« Personne ne peut arrêter l'eau »: aux Fidji, changement climatique et montée des eaux

Par AFP/Figaronautisme.com

Aux Fidji, l'océan a déjà englouti le cimetière du petit village de Togoru, et ses habitants craignent d'avoir bientôt les pieds dans l'eau.

Lavenia McGoon, 70 ans, était là quand les tombes ont été submergées. Depuis, elle redoute le jour où les vagues viendront directement toquer à sa porte.

En attendant, la vieille dame empile des pneus sous les cocotiers du front du mer, en espérant que cette protection de fortune lui offrira un répit.

Pour elle, ce n'est qu'une question de temps avant que le changement climatique et la montée des eaux ne la poussent, avec sa famille, à déguerpir. "Personne ne peut arrêter l'eau", dit-elle simplement à l'AFP, face à la marée et à quelques crabes qui se carapatent vers des rochers.

Togoru est un petit village de la côte sud de Viti Levu, la plus grande île de l'archipel fidjien. Comme dans des dizaines d'autres, le réchauffement climatique y impose sa dure réalité.

Mme McGoon, surnommée "Big Nana" par ses voisins, vit ici, au bord de l'océan, depuis près de 60 ans. Sa petite maison en bois n'a ni électricité, ni eau courante.

La vieille dame lève son doigt vers les vagues. "On avait une plantation, juste là", se souvient-elle.

Mais la terre ferme a disparu. "En 20 à 30 ans, on a perdu presque 55 mètres".

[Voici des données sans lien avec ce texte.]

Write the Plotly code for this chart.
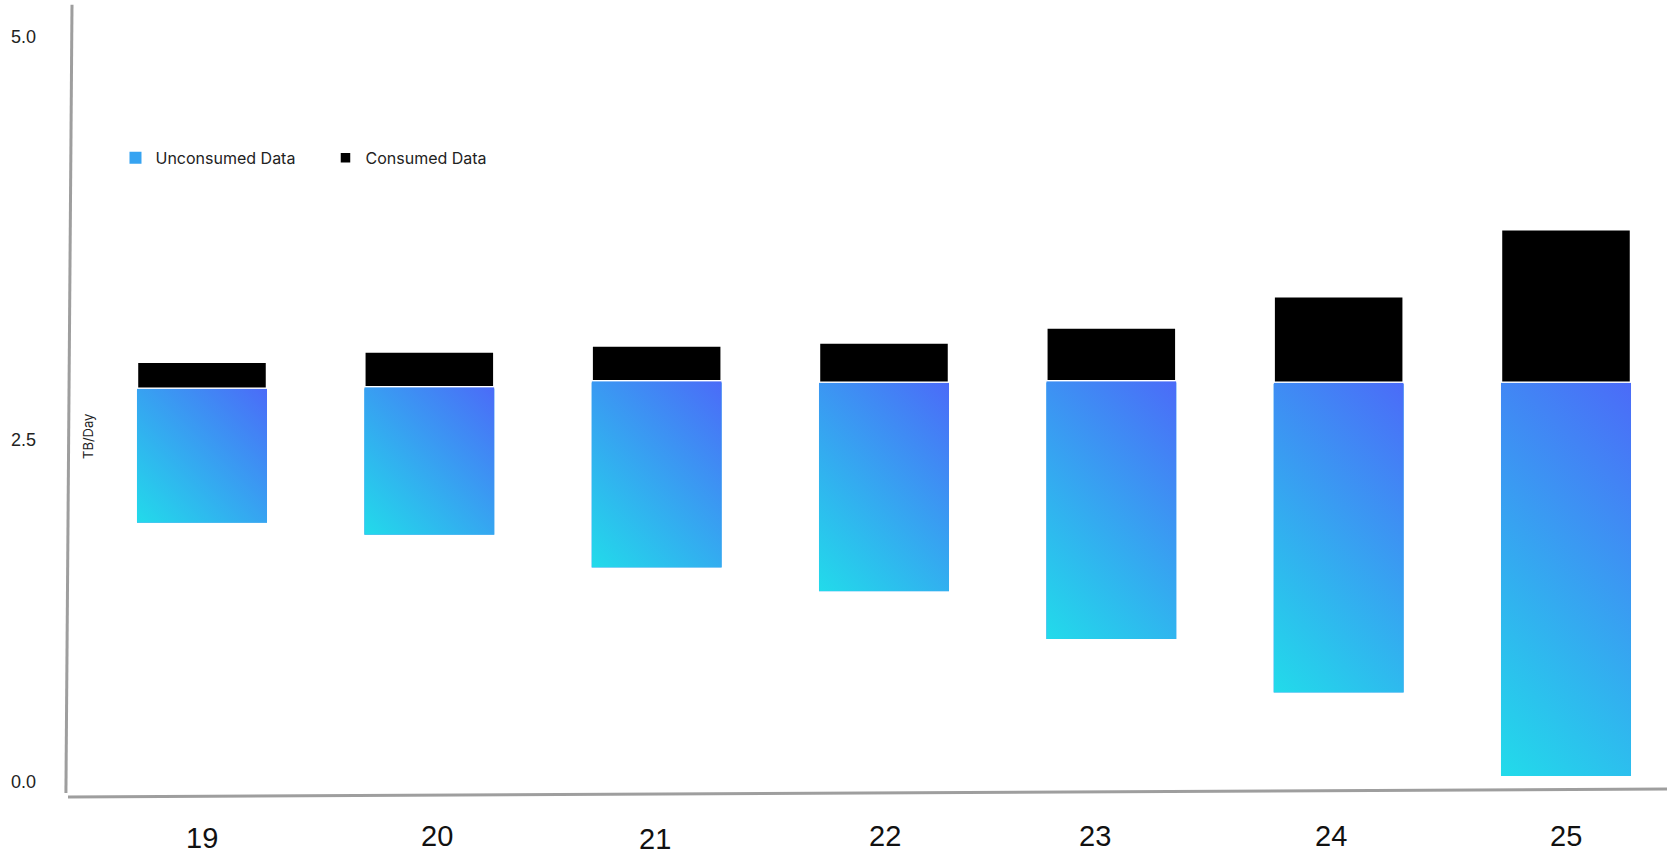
import base64
import plotly.graph_objects as go

# ---------------- data ----------------
years = [19, 20, 21, 22, 23, 24, 25]
year_labels = ["19", "20", "21", "22", "23", "24", "25"]
unconsumed_start = [1.74, 1.66, 1.44, 1.28, 0.96, 0.60, 0.04]
unconsumed_end = [2.64, 2.65, 2.69, 2.68, 2.69, 2.68, 2.68]
consumed_end = [2.82, 2.89, 2.93, 2.95, 3.05, 3.26, 3.71]
y_tick_vals = [0.0, 2.5, 5.0]
y_tick_text = ["0.0", "2.5", "5.0"]

# ---------------- style ----------------
BAR_W = 0.572
X_RANGE = [18.4106, 25.4443]
Y_RANGE = [-0.0738, 5.1946]
PX_PER_X = 227.33
PX_PER_Y = 149.0
C0, C1 = "#22dbea", "#4b6bf8"
label_xshift = [0, 8, -2, 1, -16, -8, 0]
label_yshift = [-2, 0, -3, 0, 0, 0, 0]
ytick_yshift = [0, -30, 0]
TICK_FONT = "Liberation Sans, Arial, sans-serif"
UI_FONT = "Inter, Noto Sans, sans-serif"


def gradient_uri(w, h):
    k = (w + h) / 4.0
    x1, y1 = w / 2 - k, h / 2 + k
    x2, y2 = w / 2 + k, h / 2 - k
    svg = (
        f"<svg xmlns='http://www.w3.org/2000/svg' width='{w:.1f}' height='{h:.1f}' "
        f"viewBox='0 0 {w:.2f} {h:.2f}' preserveAspectRatio='none'>"
        f"<defs><linearGradient id='g' gradientUnits='userSpaceOnUse' "
        f"x1='{x1:.2f}' y1='{y1:.2f}' x2='{x2:.2f}' y2='{y2:.2f}'>"
        f"<stop offset='0' stop-color='{C0}'/><stop offset='1' stop-color='{C1}'/>"
        f"</linearGradient></defs>"
        f"<rect x='0' y='0' width='{w:.2f}' height='{h:.2f}' fill='url(#g)'/></svg>"
    )
    return "data:image/svg+xml;base64," + base64.b64encode(svg.encode()).decode()


unc_height = [e - s for s, e in zip(unconsumed_start, unconsumed_end)]
con_height = [c - e for e, c in zip(unconsumed_end, consumed_end)]

fig = go.Figure()
fig.add_trace(go.Bar(
    name="Unconsumed Data", x=years, y=unc_height, base=unconsumed_start,
    width=BAR_W, marker=dict(color="#36a3f1", line=dict(width=0)),
))
fig.add_trace(go.Bar(
    name="Consumed Data", x=years, y=con_height, base=unconsumed_end,
    width=BAR_W, marker=dict(color="#000000", line=dict(color="#ffffff", width=2.5)),
))

images = []
for xv, s, h in zip(years, unconsumed_start, unc_height):
    images.append(dict(
        source=gradient_uri(BAR_W * PX_PER_X, h * PX_PER_Y),
        xref="x", yref="y", x=xv - BAR_W / 2, y=s + h,
        sizex=BAR_W, sizey=h, xanchor="left", yanchor="top",
        sizing="stretch", layer="above",
    ))

annotations = []
for xv, t, dx, dy in zip(years, year_labels, label_xshift, label_yshift):
    annotations.append(dict(
        x=xv, y=-0.0545, xref="x", yref="paper", text=t, showarrow=False,
        xanchor="center", yanchor="middle", xshift=dx, yshift=dy,
        font=dict(family=TICK_FONT, size=29, color="#111111"),
    ))
for v, t, dy in zip(y_tick_vals, y_tick_text, ytick_yshift):
    annotations.append(dict(
        x=-0.0185, y=v, xref="paper", yref="y", text=t, showarrow=False,
        xanchor="right", yanchor="middle", yshift=dy,
        font=dict(family=TICK_FONT, size=18, color="#222222"),
    ))
annotations.append(dict(
    x=0.0125, y=0.4548, xref="paper", yref="paper", text="TB/Day", showarrow=False,
    textangle=-90, xanchor="center", yanchor="middle",
    font=dict(family=UI_FONT, size=13, color="#222222"),
))

shapes = [
    dict(type="line", xref="paper", yref="paper", x0=0.0025, y0=1.004, x1=-0.0013, y1=0.0,
         line=dict(color="#9e9e9e", width=3)),
    dict(type="line", xref="paper", yref="paper", x0=0.0, y0=-0.0051, x1=1.0, y1=0.0051,
         line=dict(color="#9e9e9e", width=3)),
]

fig.update_layout(
    width=1667, height=857,
    margin=dict(l=68, r=0, t=8, b=64, pad=0),
    paper_bgcolor="#ffffff", plot_bgcolor="#ffffff",
    barmode="overlay",
    xaxis=dict(range=X_RANGE, showgrid=False, zeroline=False, showline=False,
               showticklabels=False, ticks=""),
    yaxis=dict(range=Y_RANGE, showgrid=False, zeroline=False, showline=False,
               showticklabels=False, ticks=""),
    showlegend=True,
    legend=dict(orientation="h", x=0.0297, y=0.809, xanchor="left", yanchor="middle",
                font=dict(family=UI_FONT, size=16, color="#222222"),
                bgcolor="rgba(0,0,0,0)", entrywidth=165, entrywidthmode="pixels",
                traceorder="normal"),
    images=images, annotations=annotations, shapes=shapes,
)

fig.write_html("out.html", config={"displayModeBar": False},
               post_script="document.body.style.margin='0';")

Les quelque 200 morts autrefois enterrés à Togoru ont été dérangés dans leur sommeil par l'océan. Mme McGoon raconte que les restes de la plupart d'entre eux ont été déplacés plus loin.

Elle, résiste, refuse de s'en aller, s'accroche à son petit coin de paradis. De toute façon, "déménager à (son) âge" la rendrait malade.

- "Une grosse différence" -

Les Fidji, encerclés par les eaux du Pacifique, se préparent au jour où la vie sur les villages côtiers deviendra impossible.

Le défi est colossal. Le gouvernement estime que plus de 600 communes devront être évacuées et que 42 villages sont déjà sérieusement menacés. Plus de 70% des 900.000 Fidjiens vivent en effet à moins de cinq kilomètres du front de mer.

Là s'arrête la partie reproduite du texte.